== GIVEN DATA ==
....

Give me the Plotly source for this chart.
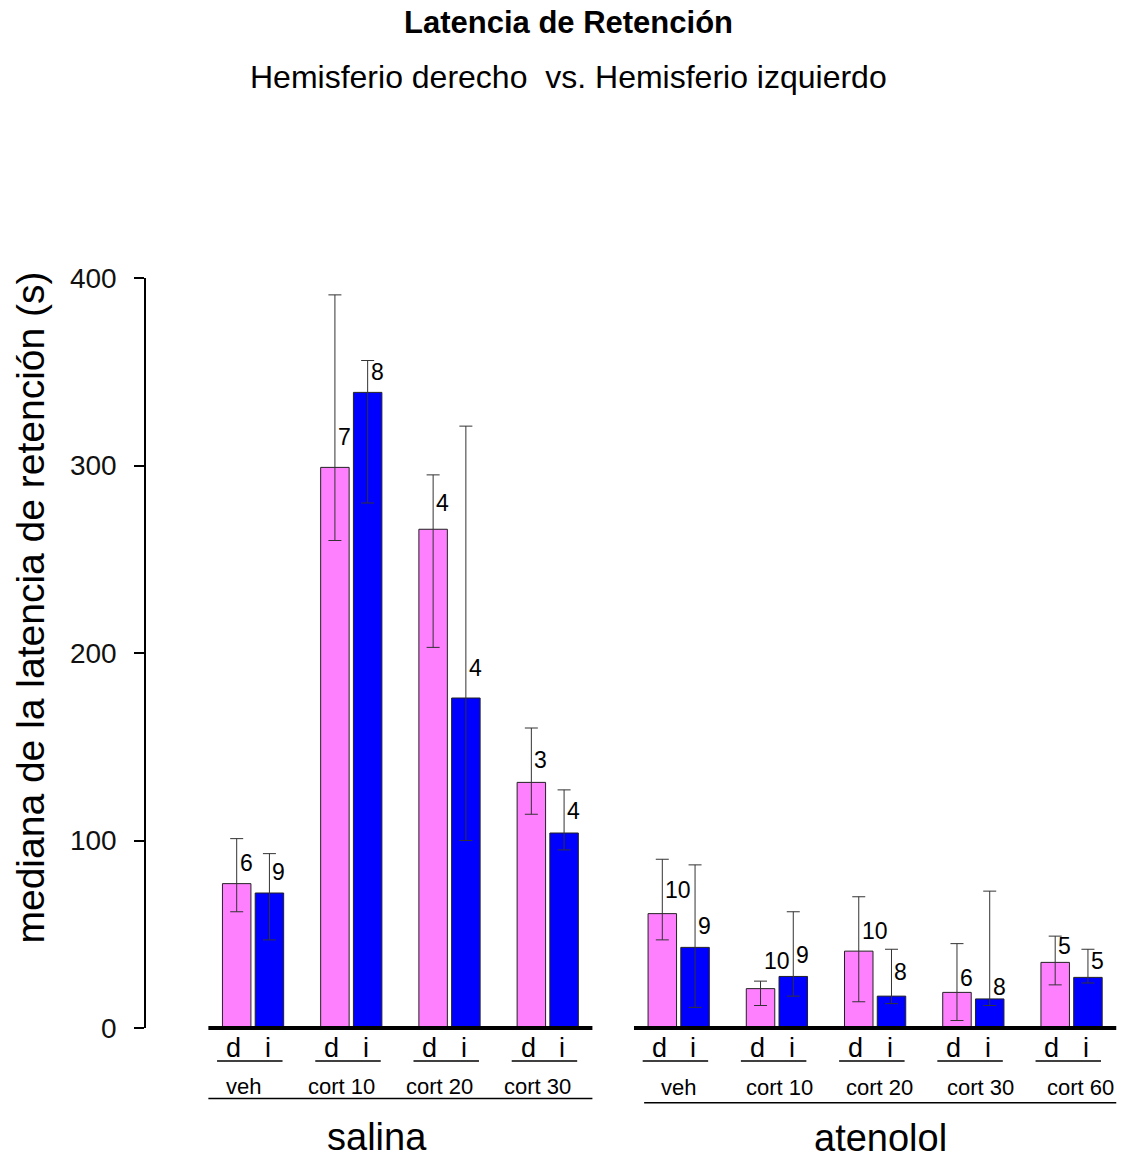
import plotly.graph_objects as go

# ---- data -------------------------------------------------------------
panels = ["salina", "atenolol"]
treatments_salina = ["veh", "cort 10", "cort 20", "cort 30"]
treatments_atenolol = ["veh", "cort 10", "cort 20", "cort 30", "cort 60"]
side_labels = ["d", "i"]

# median retention latency (s), right (d) and left (i) hemisphere
salina_d = [77, 299, 266, 131]
salina_i = [72, 339, 176, 104]
atenolol_d = [61, 21, 41, 19, 35]
atenolol_i = [43, 27.5, 17, 15.5, 27]

# upper / lower limits of the error bars
salina_d_hi = [101, 391, 295, 160]
salina_d_lo = [62, 260, 203, 114]
salina_i_hi = [93, 356, 321, 127]
salina_i_lo = [47, 280, 100, 95]
atenolol_d_hi = [90, 25, 70, 45, 49]
atenolol_d_lo = [47, 12, 14, 4, 23]
atenolol_i_hi = [87, 62, 42, 73, 42]
atenolol_i_lo = [11, 17, 13, 12, 24]

# number of animals per bar
salina_d_n = [6, 7, 4, 3]
salina_i_n = [9, 8, 4, 4]
atenolol_d_n = [10, 10, 10, 6, 5]
atenolol_i_n = [9, 9, 8, 8, 5]

y_ticks = [0, 100, 200, 300, 400]

# ---- layout helpers ---------------------------------------------------
FONT = "Liberation Sans, Arial, Helvetica, sans-serif"
PINK = "#FF80FF"
BLUE = "#0000FF"
BAR_W = 0.87

# heights (axis units) where the n of each bar is written
salina_d_n_at = [88, 315, 280, 143]
salina_i_n_at = [83, 350, 192, 116]
atenolol_d_n_at = [73.5, 36, 52, 26.5, 43.5]
atenolol_i_n_at = [54.5, 39, 30, 22, 36]

# slot positions: each treatment takes d, i and one empty slot;
# one extra empty slot separates the two panels
n_sal = len(treatments_salina)
x_sal_d = [3 * k for k in range(n_sal)]
x_ate_d = [3 * (n_sal + k) + 1 for k in range(len(treatments_atenolol))]
x_d = x_sal_d + x_ate_d
x_i = [x + 1 for x in x_d]

val_d = salina_d + atenolol_d
val_i = salina_i + atenolol_i
hi_d = salina_d_hi + atenolol_d_hi
lo_d = salina_d_lo + atenolol_d_lo
hi_i = salina_i_hi + atenolol_i_hi
lo_i = salina_i_lo + atenolol_i_lo
n_d = salina_d_n + atenolol_d_n
n_i = salina_i_n + atenolol_i_n
n_at_d = salina_d_n_at + atenolol_d_n_at
n_at_i = salina_i_n_at + atenolol_i_n_at


def err(vals, hi, lo):
    return dict(type="data", symmetric=False,
                array=[h - v for v, h in zip(vals, hi)],
                arrayminus=[v - l for v, l in zip(vals, lo)],
                color="#333333", thickness=1, width=6.5)


fig = go.Figure()
fig.add_trace(go.Bar(x=x_d, y=val_d, width=BAR_W, marker=dict(color=PINK, line=dict(color="#222222", width=1)),
                     error_y=err(val_d, hi_d, lo_d), showlegend=False, name="d"))
fig.add_trace(go.Bar(x=x_i, y=val_i, width=BAR_W, marker=dict(color=BLUE, line=dict(color="#222222", width=1)),
                     error_y=err(val_i, hi_i, lo_i), showlegend=False, name="i"))

ann = []
shapes = []


def txt(x, y, s, size, xref="x", yref="paper", xanchor="center", yanchor="middle", angle=0, bold=False, xshift=0):
    ann.append(dict(x=x, y=y, xref=xref, yref=yref, text=("<b>%s</b>" % s) if bold else s,
                    showarrow=False, xanchor=xanchor, yanchor=yanchor, textangle=angle, xshift=xshift,
                    font=dict(family=FONT, size=size, color="black")))


def hline(x0, x1, y, w):
    shapes.append(dict(type="line", xref="x", yref="paper", x0=x0, x1=x1, y0=y, y1=y,
                       line=dict(color="black", width=w)))


# sample sizes next to the error bars
for x, n, y in zip(x_d, n_d, n_at_d):
    txt(x, y, str(n), 23, yref="y", xanchor="left", xshift=1)
for x, n, y in zip(x_i, n_i, n_at_i):
    txt(x, y, str(n), 23, yref="y", xanchor="left", xshift=1)

# d / i labels with underline, treatment names
for k, (xd, xi) in enumerate(zip(x_d, x_i)):
    txt(xd - 0.1, -0.027, side_labels[0], 27)
    txt(xi - 0.05, -0.027, side_labels[1], 27)
    hline(xd - 0.6, xi + 0.4, -0.044, 1.5)

for k, xd in enumerate(x_sal_d):
    txt(xd + 0.5 - 0.3, -0.0775, treatments_salina[k], 22)
for k, xd in enumerate(x_ate_d):
    txt(x_ate_d[0] + 0.5 + 3.07 * k, -0.0795, treatments_atenolol[k], 22)

# baselines and panel underlines
pad = BAR_W / 2 + 0.43
hline(x_sal_d[0] - pad, x_sal_d[-1] + 1 + pad, 0, 4)
hline(x_ate_d[0] - pad, x_ate_d[-1] + 1 + pad, 0, 4)
hline(x_sal_d[0] - pad, x_sal_d[-1] + 1 + pad, -0.094, 1.5)
hline(x_ate_d[0] - 0.12 - BAR_W / 2, x_ate_d[-1] + 1 + pad, -0.0995, 1.5)

# panel names
txt(sum(x_sal_d) / len(x_sal_d) + 0.5 - 0.72, -0.145, panels[0], 38)
txt(sum(x_ate_d) / len(x_ate_d) + 0.5 + 0.15, -0.146, panels[1], 38)

# titles
txt(0.432, 1.3413, "Latencia de Retención", 31, xref="paper", bold=True)
txt(0.432, 1.268, "Hemisferio derecho  vs. Hemisferio izquierdo", 32, xref="paper")

# y axis title
txt(-0.1187, 0.5607, "mediana de la latencia de retención (s)", 39, xref="paper", angle=-90)

fig.update_layout(
    width=1123, height=1160,
    margin=dict(l=146, r=0, t=278, b=132, pad=0),
    plot_bgcolor="white", paper_bgcolor="white",
    barmode="overlay",
    annotations=ann, shapes=shapes,
    font=dict(family=FONT, color="black"),
    xaxis=dict(range=[-2.770, 27.071], visible=False, showgrid=False, zeroline=False),
    yaxis=dict(range=[0, 400], tickvals=y_ticks, ticktext=[str(t) for t in y_ticks],
               showline=True, linecolor="black", linewidth=1.5, ticks="outside", ticklen=10,
               tickwidth=1.5, tickcolor="black", ticklabelstandoff=12,
               tickfont=dict(family=FONT, size=28, color="#111111"),
               showgrid=False, zeroline=False),
)

fig.write_html("out.html")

....

Only the lines from the top of the data through the line with "atenolol_i_lo = [11, 17, 13, 12, 24]" should be quoted, exactly and with both ends kept; skip the pictures.

Give me the Plotly source for this chart.
import plotly.graph_objects as go

# ---- data -------------------------------------------------------------
panels = ["salina", "atenolol"]
treatments_salina = ["veh", "cort 10", "cort 20", "cort 30"]
treatments_atenolol = ["veh", "cort 10", "cort 20", "cort 30", "cort 60"]
side_labels = ["d", "i"]

# median retention latency (s), right (d) and left (i) hemisphere
salina_d = [77, 299, 266, 131]
salina_i = [72, 339, 176, 104]
atenolol_d = [61, 21, 41, 19, 35]
atenolol_i = [43, 27.5, 17, 15.5, 27]

# upper / lower limits of the error bars
salina_d_hi = [101, 391, 295, 160]
salina_d_lo = [62, 260, 203, 114]
salina_i_hi = [93, 356, 321, 127]
salina_i_lo = [47, 280, 100, 95]
atenolol_d_hi = [90, 25, 70, 45, 49]
atenolol_d_lo = [47, 12, 14, 4, 23]
atenolol_i_hi = [87, 62, 42, 73, 42]
atenolol_i_lo = [11, 17, 13, 12, 24]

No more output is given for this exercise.